Thus had it been with Roger Dymond. At the beginning of the war he had enjoyed himself—if anyone could enjoy that awful retreat and awful advance. He had been one of the first officers to receive the Military Cross, for brilliant work by the canal at Givenchy; he had laughed and joked as he lay all day in the open and listened to the bullets that went "pht" against the few clods of earth he had erected with his entrenching tool, and which went by the high-sounding name of "head cover."
And then, one day a howitzer shell had landed in the dug-out where he was lunching with his three particular friends.

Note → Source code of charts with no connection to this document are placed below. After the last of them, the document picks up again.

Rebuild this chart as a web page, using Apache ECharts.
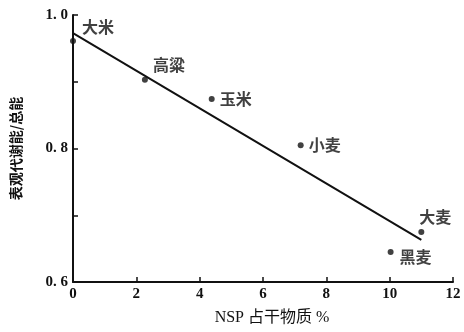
<!DOCTYPE html>
<html>
<head>
<meta charset="utf-8">
<script src="https://cdn.jsdelivr.net/npm/echarts@6/dist/echarts.min.js"></script>
<style>html,body{margin:0;padding:0;background:#fff}#c{width:464px;height:332px}</style>
</head>
<body>
<div id="c"></div>
<script>
// Data
const grainNames = ['大米', '高粱', '玉米', '小麦', '大麦', '黑麦'];
const nspValues = [0, 2.27, 4.38, 7.19, 11.0, 10.03];
const energyRatio = [0.961, 0.903, 0.874, 0.805, 0.675, 0.645];
const fitLineX = [0, 11];
const fitLineY = [0.973, 0.663];
const yTickLabels = { '0.6': '0. 6', '0.8': '0. 8', '1': '1. 0' };
const xTickLabels = ['0', '2', '4', '6', '8', '10', '12'];

// Label layout (style only)
const labelOffsets = {
  '大米': [25, -14], '高粱': [24, -15], '玉米': [24, 0],
  '小麦': [24, 0], '大麦': [14, -15], '黑麦': [25, 5]
};

const chart = echarts.init(document.getElementById('c'));
const scatterData = grainNames.map((n, i) => ({
  name: n,
  value: [nspValues[i], energyRatio[i]],
  label: { offset: labelOffsets[n] }
}));
const serif = '"Liberation Serif", "DejaVu Serif", serif';
chart.setOption({
  animation: false,
  grid: { left: 73, right: 11, top: 15, bottom: 50 },
  xAxis: {
    type: 'value', min: 0, max: 12, interval: 2,
    name: 'NSP 占干物质 %', nameLocation: 'middle', nameGap: 28,
    nameTextStyle: { fontFamily: '"Liberation Serif", "Noto Sans CJK SC", serif', fontSize: 16, color: '#111', padding: [0, 0, 0, 18] },
    axisLine: { lineStyle: { color: '#111', width: 2 } },
    axisTick: { inside: true, length: 5, lineStyle: { color: '#111', width: 1.5 } },
    axisLabel: { color: '#111', fontFamily: serif, fontWeight: 'bold', fontSize: 15, margin: 5,
      formatter: (v) => xTickLabels[Math.round(v / 2)] },
    splitLine: { show: false }
  },
  yAxis: {
    type: 'value', min: 0.6, max: 1.0, interval: 0.1,
    name: '表观代谢能/总能', nameLocation: 'middle', nameGap: 50, nameRotate: 90,
    nameTextStyle: { fontFamily: '"Noto Sans CJK SC", sans-serif', fontWeight: 'bold', fontSize: 14, color: '#111' },
    axisLine: { lineStyle: { color: '#111', width: 2 } },
    axisTick: { inside: true, length: 5, lineStyle: { color: '#111', width: 1.5 } },
    axisLabel: { color: '#111', fontFamily: serif, fontWeight: 'bold', fontSize: 15, margin: 5,
      formatter: (v) => { const k = String(Math.round(v * 10) / 10); return yTickLabels[k] || ''; } },
    splitLine: { show: false }
  },
  series: [
    {
      type: 'line', data: fitLineX.map((x, i) => [x, fitLineY[i]]),
      symbol: 'none', lineStyle: { color: '#111', width: 2 }, z: 2
    },
    {
      type: 'scatter', data: scatterData, symbolSize: 6,
      itemStyle: { color: '#111' },
      label: { show: true, position: 'inside', formatter: '{b}', color: '#111',
        fontFamily: '"Noto Sans CJK SC", sans-serif', fontWeight: 'bold', fontSize: 16 },
      z: 3
    }
  ]
});
</script>
</body>
</html>
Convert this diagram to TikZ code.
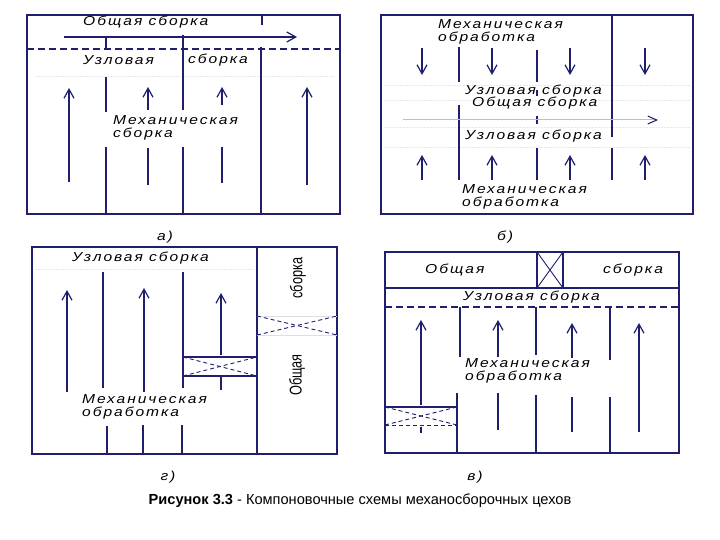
\documentclass[tikz,border=0pt]{standalone}
\usepackage{fontspec}
\setmainfont{Liberation Sans}
\newfontfamily\lab[LetterSpace=15,FakeStretch=1.2]{Liberation Sans}
\newfontfamily\capf{Liberation Sans}
\usetikzlibrary{arrows.meta}
\definecolor{ln}{HTML}{1F1F6E}
\tikzset{
  frm/.style={draw=ln, line width=1.3pt},
  lns/.style={draw=ln, line width=1.2pt},
  thk/.style={draw=ln, line width=2.6pt},
  arr/.style={lns, -{Straight Barb[length=9pt,width=10pt]}},
  tarr/.style={thk, -{Straight Barb[length=9pt,width=10pt,line width=1.2pt]}},
  dsh/.style={draw=ln, line width=1.2pt, dash pattern=on 7pt off 4pt},
  xd/.style={draw=ln, line width=0.9pt, dash pattern=on 4pt off 3pt},
  faint/.style={draw=gray!18, line width=0.8pt, dash pattern=on 2pt off 1pt},
  lbl/.style={font=\lab\itshape\fontsize{13}{13.5}\selectfont, inner sep=0pt, align=left, text=black},
  captxt/.style={font=\capf\fontsize{14.6}{16}\selectfont, inner sep=0pt, text=black},
  rottxt/.style={font=\capf\fontsize{17}{18}\selectfont, inner sep=0pt, rotate=90, text=black}
}
\begin{document}
\begin{tikzpicture}[x=1pt,y=-1pt]
\useasboundingbox (0,0) rectangle (720,540);
% ---------- panel a ----------
\draw[faint] (35,76) -- (335,76);
\draw[frm] (27,15) rectangle (340,214);
\draw[dsh] (27,49) -- (340,49);
\draw[lns] (262,15) -- (262,25);
\draw[lns] (106,36) -- (106,49);
\draw[thk] (106,77) -- (106,112);
\draw[thk] (106,147) -- (106,214);
\draw[lns] (183,35) -- (183,110);
\draw[lns] (183,147) -- (183,214);
\draw[lns] (261,47) -- (261,214);
\coordinate (a1s) at (69,182); \coordinate (a1e) at (69,88);
\draw[arr] (a1s) -- (a1e);
\coordinate (a2s) at (148,110); \coordinate (a2e) at (148,87);
\draw[arr] (a2s) -- (a2e);
\draw[lns] (148,148) -- (148,185);
\coordinate (a3s) at (222,105); \coordinate (a3e) at (222,87);
\draw[arr] (a3s) -- (a3e);
\draw[lns] (222,147) -- (222,183);
\coordinate (a4s) at (307,185); \coordinate (a4e) at (307,87);
\draw[arr] (a4s) -- (a4e);
\coordinate (ahs) at (64,37); \coordinate (ahe) at (297,37);
\draw[arr] (ahs) -- (ahe);
\node[lbl, anchor=west] (ta1) at (83,22) {Общая сборка};
\node[lbl, anchor=west] (ta2) at (83,60) {Узловая};
\node[lbl, anchor=west] (ta3) at (188,60) {сборка};
\node[lbl, anchor=west] (ta4) at (113,128) {Механическая\\сборка};
\node[lbl] (la) at (165,237) {а)};
% ---------- panel b ----------
\foreach \yy in {85,100,127,147} \draw[faint] (385,\yy) -- (690,\yy);
\draw[frm] (381,15) rectangle (693,214);
\draw[thk] (459,47) -- (459,82);
\draw[thk] (459,105) -- (459,180);
\draw[lns] (537,50) -- (537,82);
\draw[lns] (537,90) -- (537,96);
\draw[lns] (537,116) -- (537,124);
\draw[lns] (537,148) -- (537,180);
\draw[lns] (612,15) -- (612,137);
\draw[lns] (612,148) -- (612,180);
\foreach \xx in {422,492,570,645} {
  \draw[arr] (\xx,48) -- (\xx,75);
  \draw[arr] (\xx,180) -- (\xx,155);
}
\coordinate (bhs) at (403,120); \coordinate (bhe) at (658,120);
\draw[draw=ln!30, line width=1pt, -{Straight Barb[length=9pt,width=8pt,color=ln]}] (bhs) -- (bhe);
\node[lbl, anchor=north west] (tb1) at (438,19) {Механическая\\обработка};
\node[lbl, anchor=west] (tb2) at (465,91) {Узловая сборка};
\node[lbl, anchor=west] (tb3) at (472,103) {Общая сборка};
\node[lbl, anchor=west] (tb4) at (465,136) {Узловая сборка};
\node[lbl, anchor=west] (tb5) at (462,197) {Механическая\\обработка};
\node[lbl] (lb) at (505,237) {б)};
% ---------- panel g ----------
\draw[faint] (35,269) -- (255,269);
\draw[frm] (32,247) rectangle (337,454);
\draw[frm] (257,247) -- (257,454);
\draw[lns] (103,272) -- (103,388);
\draw[lns] (183,272) -- (183,388);
\draw[lns] (107,426) -- (107,454);
\draw[lns] (143,425) -- (143,454);
\draw[lns] (182,425) -- (182,454);
\draw[arr] (67,392) -- (67,290);
\draw[tarr] (144,392) -- (144,288);
\draw[arr] (221,355) -- (221,293);
\draw[lns] (221,377) -- (221,390);
\draw[lns, line width=1.6pt] (183,357) -- (257,357);
\draw[lns, line width=1.6pt] (183,376) -- (257,376);
\draw[xd] (183,357) -- (257,376);
\draw[xd] (183,376) -- (257,357);
\draw[draw=gray!25, line width=0.8pt] (257,316) -- (337,316);
\draw[draw=gray!25, line width=0.8pt] (257,335) -- (337,335);
\draw[xd] (257,316) -- (337,335);
\draw[xd] (257,335) -- (337,316);
\node[lbl, anchor=west] (tg1) at (72,258) {Узловая сборка};
\node[lbl, anchor=west] (tg2) at (82,407) {Механическая\\обработка};
\node[rottxt] (tg3) at (298,278) {\scalebox{0.75}[1]{сборка}};
\node[rottxt] (tg4) at (297,375) {\scalebox{0.75}[1]{Общая}};
\node[lbl] (lg) at (168,477) {г)};
% ---------- panel v ----------
\draw[frm] (385,252) rectangle (679,453);
\draw[frm] (385,288) -- (679,288);
\draw[dsh] (385,307) -- (679,307);
\draw[lns] (537,252) rectangle (563,288);
\draw[lns, line width=0.9pt] (537,252) -- (563,288);
\draw[lns, line width=0.9pt] (537,288) -- (563,252);
\draw[lns] (460,307) -- (460,357);
\draw[lns] (536,307) -- (536,355);
\draw[lns] (610,307) -- (610,360);
\draw[lns] (457,393) -- (457,453);
\draw[lns] (536,395) -- (536,453);
\draw[lns] (610,397) -- (610,453);
\draw[arr] (421,405) -- (421,320);
\draw[lns] (421,427) -- (421,433);
\draw[arr] (498,357) -- (498,320);
\draw[lns] (498,393) -- (498,430);
\draw[arr] (572,358) -- (572,323);
\draw[lns] (572,397) -- (572,432);
\draw[tarr] (639,432) -- (639,323);
\draw[lns, line width=1.4pt] (385,407) -- (457,407);
\draw[xd] (385,425) -- (457,425);
\draw[xd] (385,407) -- (457,425);
\draw[xd] (385,425) -- (457,407);
\node[lbl, anchor=west] (tv1) at (425,270) {Общая};
\node[lbl, anchor=west] (tv2) at (603,270) {сборка};
\node[lbl, anchor=west] (tv3) at (463,297) {Узловая сборка};
\node[lbl, anchor=west] (tv4) at (465,371) {Механическая\\обработка};
\node[lbl] (lv) at (475,477) {в)};
% ---------- caption ----------
\node[captxt] (capt) at (360,501) {\textbf{Рисунок 3.3} - Компоновочные схемы механосборочных цехов};
\end{tikzpicture}
\end{document}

When the men of his company cleared the sandbags away from him, he was a gibbering wreck, unwounded but paralysed, and splashed with the blood of three dead men.
Now, after months of battle dreams and mad terror, of massage and electrical treatment, he was faced with the question—"Do you feel quite fit for active service again?"
He was tired to death of staying at home with no apparent complaint, he was sick of light duty with his reserve battalion, he wanted to be out at the front again with the men and officers he knew ... and yet, supposing his nerve went again, supposing he lost his self-control....
Finally, however, he looked up. "Yes, sir," he said, "I feel fit for anything now—quite fit."
Three months later the Medical Officer sat talking to the C.O. in the Headquarter dug-out.
"As for old Dymond," he said, "he ought never to have been sent out here again. He's done his bit already, and they ought to have given him a 'cushy' job at home, instead of one of those young staff blighters"—for the M.O. was no respecter of persons, and even a "brass hat" failed to awe him.
"Can't you send him down the line?" said the C.O. "This is no place for a man with neurasthenia. God! did you see the way his hand shook when he was in here just now?"
"And he's a total abstainer now, poor devil," sighed the Doctor with pity, for he was, himself, fond of his drop of whisky. "I'll send him down to the dressing station to-morrow with a note telling the R.A.M.C. people there that he wants a thorough change."